PSSI versus PSIM Mataram
Saat berdikusi dengan seorang rekan yang dikenal oleh banyak orang sebagai "sejarawan sepakbola Indonesia", Novan Herfiyana, saya mendapat petikan cerita mengenai sejarah dualisme federasi sepakbola Indonesia di masa kolonial.
Dalam kurun waktu 1934-1937, terjadi perselisihan panjang antara PSSI dan PSIM Mataram (Yogyakarta). Lucunya, PSIM Mataram dengan gagah berani keluar dari keanggotaan PSSI dan membentuk organisasi tandingan yaitu PORSI (Persatuan Olah Raga Seluruh Indonesia). Tak tinggal diam, hal ini dilawan PSSI dengan membentuk bond baru untuk menandingi PSIM, yaitu Persim Mataram di Yogyakarta.
Sebuah cerita luar biasa, bukan? Apa yang baru dari klub-klub ISL ke luar dari PSSI dan membuat KPSI jika PSIM pernah melakukannya puluhan tahun silam? Apa yang baru jika PSSI pernah dituduh mengkloning klub jika PSSI era Soeratin juga pernah membuat PSIM tandingan dengan menciptakan Persim Mataram hanya karena PSIM-nya melakukan perlawanan? Tidakkah ini seperti kisah Persebaya yang dikadali rezim Nurdin Halid dan memutuskan melawan dengan ikut membidani LPI dan lantas direspons PSSI era Nurdin dengan membentuk Persebaya tandingan yang semua pemainnya "dikloning" mentah-mentah dari Persikubar?
Entah apa yang jadi motif utama dibalik dualisme ini. Uang-kah? Nampaknya sih bukan, PSSI masih anak ingusan yang belajar tertatih-tatih menghidupi organisasinya sendiri. Semboyan PSSI "amateurizme asas kita" menjelaskan betapa PSSI saat itu masih hidup dari uang iuran anggota dan bahkan pengurus yang sering menombok menalanginya. Kekuasaan yang diperebutkan? Nampaknya juga tidak. Kepengurusan PSSI baru berumur 4 tahun, kalangan bumiputera saja masih banyak yang belum mengenalnya, apalagi orang Belanda.
Tragis memang, umur PSSI yang baru seumur jagung ditambah bergeloranya semangat kebersamaan melawan kolonialisme, tak menjamin kesolidan para anggotanya. Dalam sebuah artikel di Majalah Panji Poestaka tahun 1934 diberitakan, PSIM Mataram menyatakan mengundurkan diri dari PSSI serta membentuk organisasi yang bernama PORSI.

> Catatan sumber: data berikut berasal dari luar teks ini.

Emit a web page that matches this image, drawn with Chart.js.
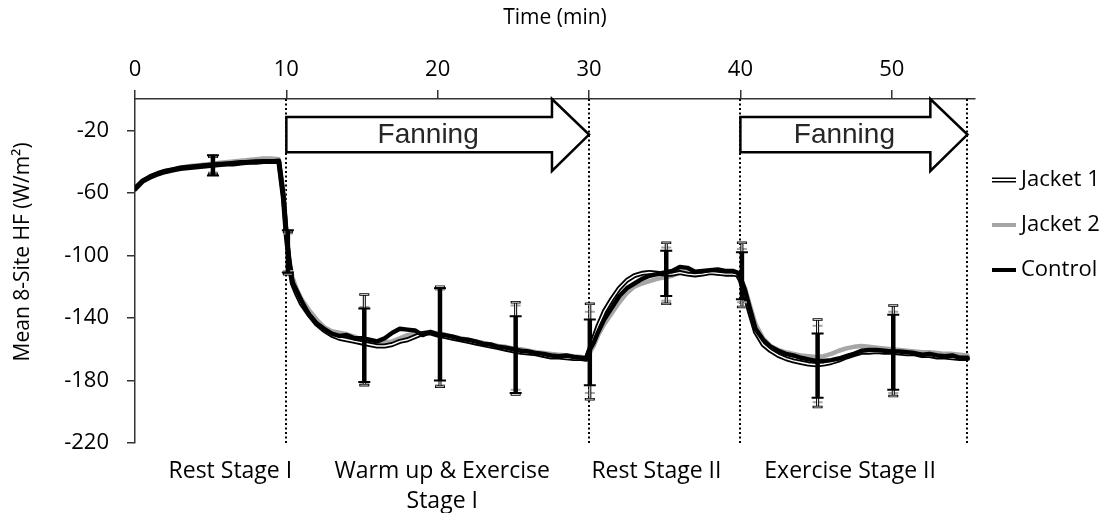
<!DOCTYPE html>
<html>
<head>
<meta charset="utf-8">
<script src="https://cdn.jsdelivr.net/npm/chart.js@4.4.1/dist/chart.umd.min.js"></script>
<style>
  html, body { margin: 0; padding: 0; background: #fff; }
  canvas { display: block; }
</style>
</head>
<body>
<canvas id="hf" width="1115" height="513"></canvas>
<script>
// Sampling times (min)
const timeMin = [
  0, 0.5, 1, 1.5, 2, 2.5, 3, 3.5, 4, 4.5,
  5, 5.5, 6, 6.5, 7, 7.5, 8, 8.5, 9, 9.5,
  9.8, 10, 10.2, 10.4, 10.7, 11, 11.5, 12, 12.5, 13,
  13.5, 14, 14.5, 15, 15.5, 16, 16.5, 17, 17.5, 18,
  18.5, 19, 19.5, 20, 20.5, 21, 21.5, 22, 22.5, 23,
  23.5, 24, 24.5, 25, 25.5, 26, 26.5, 27, 27.5, 28,
  28.5, 29, 29.5, 29.8, 30, 30.3, 30.6, 31, 31.5, 32,
  32.5, 33, 33.5, 34, 34.5, 35, 35.5, 36, 36.5, 37,
  37.5, 38, 38.5, 39, 39.5, 39.8, 40, 40.3, 40.6, 41,
  41.5, 42, 42.5, 43, 43.5, 44, 44.5, 45, 45.5, 46,
  46.5, 47, 47.5, 48, 48.5, 49, 49.5, 50, 50.5, 51,
  51.5, 52, 52.5, 53, 53.5, 54, 54.5, 55
];

// Mean 8-site heat flux (W/m²)
const jacket1HF = [
  -57.5, -52.5, -50, -48, -46.5, -45.5, -44.5, -44, -43.5, -43,
  -42.5, -42, -41.5, -41.5, -41, -40.5, -40.5, -40, -40, -40,
  -63, -88, -106, -118, -125, -131, -138, -144, -148, -151,
  -153, -154, -155, -156, -157, -158, -158, -157, -155, -154,
  -152, -150, -149.5, -151, -152, -153, -154, -155, -156, -157,
  -158, -159, -160, -161, -162, -162.5, -163, -164, -165, -165,
  -165.5, -166, -166, -166.5, -161, -153, -145, -136, -128, -121,
  -116, -113, -111.5, -111, -111.5, -112, -112, -111, -112, -112.5,
  -112, -111, -111.5, -112, -112, -112.5, -116, -125, -136, -149,
  -157, -161, -164, -166, -167.5, -168.5, -169.5, -170, -169.5, -168.5,
  -167, -165, -163.5, -162, -162, -161.5, -162, -162, -162.5, -163,
  -163, -164, -164, -165, -165, -165.5, -166, -166
];
const jacket2HF = [
  -58, -53, -50, -48, -46, -45, -44, -43, -42.5, -42,
  -41.5, -41, -40.5, -40, -39.5, -39, -38.5, -38, -38, -38.5,
  -58, -84, -103, -114, -122, -128, -135, -141, -146, -148.5,
  -149.5, -150.5, -152, -154, -155, -155.5, -155.5, -155, -153, -151,
  -150, -150, -149, -150, -151, -152, -153, -154, -155, -156,
  -157, -158, -158.5, -159.5, -160, -161, -162, -162.5, -163, -163.5,
  -164, -164.5, -165, -165.5, -163, -158, -151, -144, -137, -130,
  -124, -120, -118, -116.5, -115, -114, -113, -111, -111, -111.5,
  -111, -110.5, -111.5, -112, -111.5, -112, -115, -121, -131, -144,
  -153, -158, -160.5, -162, -163, -164, -164.5, -165, -164.5, -163,
  -161, -159.5, -158.5, -158, -158.5, -159, -159.5, -160, -160.5, -161,
  -161.5, -162, -162, -162.5, -163, -163, -163.5, -164
];
const controlHF = [
  -57, -52.5, -49.5, -47.5, -46, -45, -44, -43.5, -43, -42.5,
  -42, -41.5, -41.5, -41, -40.5, -40.5, -40, -40, -40, -39.5,
  -62, -86, -104, -117, -123, -129, -138, -143.5, -147, -150,
  -151.5, -151, -153, -153, -154, -155, -153, -149.5, -147, -147.5,
  -148, -151, -149, -150.5, -151, -152, -153.5, -154, -155, -156.5,
  -157, -158.5, -159, -160, -161, -161.5, -162.5, -163, -164, -164.5,
  -164, -165, -165.5, -166, -161, -156, -149, -141, -133.5, -126,
  -121, -118, -115, -113, -112, -111, -110, -107.5, -108, -110.5,
  -110, -109.5, -109, -110, -110, -111, -114, -122, -133, -147,
  -154, -158.5, -161, -163, -164, -165.5, -166.5, -167.5, -167.5, -167,
  -166, -164.5, -163, -161, -160.5, -160.5, -161, -161.5, -161.5, -162,
  -162.5, -163.5, -163, -164, -164.5, -164, -165.5, -165.5
];

// Error bar times and their lower / upper limits (W/m²)
const errTimes = [5.15, 10.1, 15.15, 20.15, 25.15, 30.05, 35.1, 40.1, 45.1, 50.1];
const jacket1ErrLow  = [-48, -112, -183, -184, -189, -192, -131, -133, -197, -190];
const jacket1ErrHigh = [-37, -85, -125, -120, -130, -131, -92, -92, -141, -132];
const jacket2ErrLow  = [-47, -110, -182, -183, -186, -188, -129, -130, -194, -188];
const jacket2ErrHigh = [-36, -86, -133, -122, -132, -136, -95, -96, -145, -136];
const controlErrLow  = [-49, -111, -181, -180, -188, -183, -126, -128, -191, -186];
const controlErrHigh = [-36, -84, -134, -121, -139, -141, -97, -98, -150, -138];

// Axis ticks
const timeTicks = [0, 10, 20, 30, 40, 50];
const hfTicks = [-220, -180, -140, -100, -60, -20];

// Protocol stages
const stageCenters = [6.3, 20.3, 34.45, 47.25];
const stageLabels = ['Rest Stage I', ['Warm up & Exercise', 'Stage I'], 'Rest Stage II', 'Exercise Stage II'];
const phaseBounds = [10, 30, 40, 55];
const fanningSpans = [[10, 30], [40, 55]];
const fanningLabel = 'Fanning';

const seriesNames = ['Jacket 1', 'Jacket 2', 'Control'];

// ---- styling ----
const FONT = "'Open Sans', sans-serif";
Chart.defaults.font.family = FONT;
Chart.defaults.color = '#000';

const AXIS_COLOR = '#333';
const GRAY = '#a6a6a6';
const LEGEND_FONT = 22;
const LEGEND_PAD = 23;
const LEGEND_BOX = 12;
const LEGEND_EXTRA = 10;   // extra width Chart.js adds to a vertical legend
const PLOT_RIGHT = 975;

// arrow shape in axis units: head length (min) and vertical extents (W/m²)
const ARROW = { head: 2.45, bodyTop: -11.5, bodyBottom: -34, headTop: 0, headBottom: -46 };

const pts = vals => timeMin.map((t, i) => ({ x: t, y: vals[i] }));

// legend swatches
function swatch(kind) {
  const c = document.createElement('canvas');
  c.width = 24; c.height = 6;
  const g = c.getContext('2d');
  if (kind === 'double') {
    g.fillStyle = '#000'; g.fillRect(0, 0.5, 24, 5);
    g.fillStyle = '#fff'; g.fillRect(0, 2, 24, 2);
  } else {
    g.fillStyle = kind; g.fillRect(0, 1, 24, 4);
  }
  return c;
}
const swatches = [swatch('double'), swatch(GRAY), swatch('#000')];

// reserve room on the right so the legend sits beside the plot
const mctx = document.createElement('canvas').getContext('2d');
mctx.font = `${LEGEND_FONT}px ${FONT}`;
const legendTextW = Math.max(...seriesNames.map(s => mctx.measureText(s).width));
const legendW = LEGEND_PAD + LEGEND_BOX + LEGEND_FONT / 2 + legendTextW + LEGEND_EXTRA;
const rightPad = Math.max(0, 1115 - PLOT_RIGHT - legendW);

// dotted stage boundaries and "Fanning" arrows
const phaseMarks = {
  id: 'phaseMarks',
  beforeDatasetsDraw(chart) {
    const { ctx, chartArea: a, scales: { x, y } } = chart;
    ctx.save();
    fanningSpans.forEach(([s, e]) => {
      const x0 = x.getPixelForValue(s);
      const x1 = x.getPixelForValue(e);
      const xh = x.getPixelForValue(e - ARROW.head);
      const yt = y.getPixelForValue(ARROW.bodyTop);
      const yb = y.getPixelForValue(ARROW.bodyBottom);
      const ht = y.getPixelForValue(ARROW.headTop);
      const hb = y.getPixelForValue(ARROW.headBottom);
      const ym = (yt + yb) / 2;
      ctx.beginPath();
      ctx.moveTo(x0, yt); ctx.lineTo(xh, yt); ctx.lineTo(xh, ht);
      ctx.lineTo(x1, ym); ctx.lineTo(xh, hb); ctx.lineTo(xh, yb);
      ctx.lineTo(x0, yb); ctx.closePath();
      ctx.fillStyle = '#fff'; ctx.fill();
      ctx.lineWidth = 2.5; ctx.strokeStyle = '#000'; ctx.lineJoin = 'miter';
      ctx.stroke();
      ctx.fillStyle = '#262626';
      ctx.font = "28px 'Liberation Sans', Arial, sans-serif";
      ctx.textAlign = 'center'; ctx.textBaseline = 'middle';
      ctx.fillText(fanningLabel, (x0 + xh) / 2 + 9, ym + 1);
    });
    ctx.strokeStyle = '#000';
    ctx.lineWidth = 2;
    ctx.setLineDash([2, 2.5]);
    phaseBounds.forEach(t => {
      const px = Math.round(x.getPixelForValue(t));
      ctx.beginPath(); ctx.moveTo(px, a.top); ctx.lineTo(px, a.bottom); ctx.stroke();
    });
    ctx.restore();
  }
};

// error bars for the three series
const errorSets = [
  { low: jacket2ErrLow, high: jacket2ErrHigh, kind: 'gray' },
  { low: jacket1ErrLow, high: jacket1ErrHigh, kind: 'double' },
  { low: controlErrLow, high: controlErrHigh, kind: 'bold' }
];
const errorBars = {
  id: 'errorBars',
  afterDatasetsDraw(chart) {
    const { ctx, scales: { x, y } } = chart;
    ctx.save();
    ctx.lineCap = 'butt';
    errorSets.forEach(set => {
      errTimes.forEach((t, i) => {
        const px = x.getPixelForValue(t);
        const lo = y.getPixelForValue(set.low[i]);
        const hi = y.getPixelForValue(set.high[i]);
        const stem = (w, c) => { ctx.lineWidth = w; ctx.strokeStyle = c; ctx.beginPath(); ctx.moveTo(px, lo); ctx.lineTo(px, hi); ctx.stroke(); };
        const caps = (half, w, c) => {
          ctx.lineWidth = w; ctx.strokeStyle = c; ctx.beginPath();
          ctx.moveTo(px - half, lo); ctx.lineTo(px + half, lo);
          ctx.moveTo(px - half, hi); ctx.lineTo(px + half, hi);
          ctx.stroke();
        };
        if (set.kind === 'gray') { stem(2, GRAY); caps(5, 2, GRAY); }
        else if (set.kind === 'double') { stem(3, '#000'); stem(1, '#fff'); caps(5, 2.5, '#000'); caps(4, 0.8, '#fff'); }
        else { stem(4.5, '#000'); caps(6, 2, '#000'); }
      });
    });
    ctx.restore();
  }
};

new Chart(document.getElementById('hf'), {
  type: 'line',
  data: {
    datasets: [
      { label: 'Control', data: pts(controlHF), borderColor: '#000', borderWidth: 4.5, order: 0, xAxisID: 'x', yAxisID: 'y' },
      { label: 'Jacket 1', data: pts(jacket1HF), borderColor: '#fff', borderWidth: 1.4, order: 1, xAxisID: 'x', yAxisID: 'y' },
      { label: 'Jacket 1', data: pts(jacket1HF), borderColor: '#000', borderWidth: 5, order: 2, xAxisID: 'x', yAxisID: 'y' },
      { label: 'Jacket 2', data: pts(jacket2HF), borderColor: GRAY, borderWidth: 4.5, order: 3, xAxisID: 'x', yAxisID: 'y' }
    ]
  },
  options: {
    responsive: false,
    animation: false,
    devicePixelRatio: 1,
    layout: { padding: { left: 0, right: rightPad, top: 0, bottom: 0 } },
    elements: {
      point: { radius: 0, hoverRadius: 0 },
      line: { tension: 0, borderJoinStyle: 'round', borderCapStyle: 'round', fill: false }
    },
    scales: {
      x: {
        type: 'linear', position: 'top', min: 0, max: 55.5,
        afterBuildTicks: s => { s.ticks = timeTicks.map(v => ({ value: v })); },
        afterFit: s => { s.height = 99; },
        grid: { display: true, drawOnChartArea: false, drawTicks: true, tickLength: 9, color: AXIS_COLOR, lineWidth: 1.5 },
        border: { display: true, color: AXIS_COLOR, width: 1.5 },
        ticks: { padding: 7, color: '#000', font: { size: 22 }, autoSkip: false, maxRotation: 0, minRotation: 0 },
        title: { display: true, text: 'Time (min)', color: '#000', font: { size: 21 }, padding: { top: 5, bottom: 0 } }
      },
      stage: {
        type: 'linear', position: 'bottom', min: 0, max: 55.5,
        afterBuildTicks: s => { s.ticks = stageCenters.map(v => ({ value: v })); },
        afterFit: s => { s.height = 70; },
        grid: { display: false },
        border: { display: false },
        ticks: {
          padding: 6, color: '#000', font: { size: 23, lineHeight: 1.3 },
          autoSkip: false, maxRotation: 0, minRotation: 0,
          callback: (v, i) => stageLabels[i]
        }
      },
      y: {
        type: 'linear', position: 'left', min: -220, max: 0,
        afterBuildTicks: s => { s.ticks = hfTicks.map(v => ({ value: v })); },
        afterFit: s => { s.width = 135; },
        grid: { display: true, drawOnChartArea: false, drawTicks: true, tickLength: 8, color: AXIS_COLOR, lineWidth: 1.5 },
        border: { display: true, color: AXIS_COLOR, width: 1.5 },
        ticks: { padding: 18, color: '#000', font: { size: 22 } },
        title: { display: true, text: '       Mean 8-Site HF (W/m²)', color: '#000', font: { size: 21 }, padding: { top: 10, bottom: 0 } }
      }
    },
    plugins: {
      tooltip: { enabled: false },
      legend: {
        position: 'right',
        align: 'start',
        fullSize: false,
        title: { display: true, text: '', font: { size: 10 }, padding: { top: 35, bottom: 0 } },
        labels: {
          usePointStyle: true,
          pointStyleWidth: LEGEND_BOX,
          padding: LEGEND_PAD,
          color: '#000',
          font: { size: LEGEND_FONT },
          generateLabels: () => seriesNames.map((name, i) => ({
            text: name,
            pointStyle: swatches[i],
            fillStyle: 'rgba(0,0,0,0)',
            strokeStyle: 'rgba(0,0,0,0)',
            lineWidth: 0,
            hidden: false,
            fontColor: '#000',
            datasetIndex: i
          }))
        }
      }
    }
  },
  plugins: [phaseMarks, errorBars]
});
</script>
</body>
</html>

Otentisitas data keluarnya PSIM dari PSSI bisa terlihat dari absennya PSIM dalam kompetisi Windonwedstrijden yang saban tahun selalu dilakukan PSSI. Sejak menjadi juara tiga di tahun 1933, PSIM baru kembali muncul di kompetisi PSSI tahun 1938. Hampir 4 tahun lamanya, PSIM membangkang kepada PSSI.
Di tahun-tahun awal terjadinya konflik, PSSI dengan cekatan merayu pemain-pemain jago PSIM untuk ditarik dan kemudian dipindahkan ke tim kota tetangga yaitu Persis Solo. Salah satu pemain PSIM yang dipindahkan ke Persis diantaranya adalah Kiper Maladi.
Tidakkah ini lagi-lagi mengingatkan keributan antara PSSI da KPSI beberapa waktu lalu? Apa bedanya Maladi dirayu pindah oleh PSSI dari PSIM yang membelot dengan PSSI yang merayu agar Diego Michiels pindah dari Pelita Jaya yang juga membelot ke ISL setahun lalu? Tak ada yang baru!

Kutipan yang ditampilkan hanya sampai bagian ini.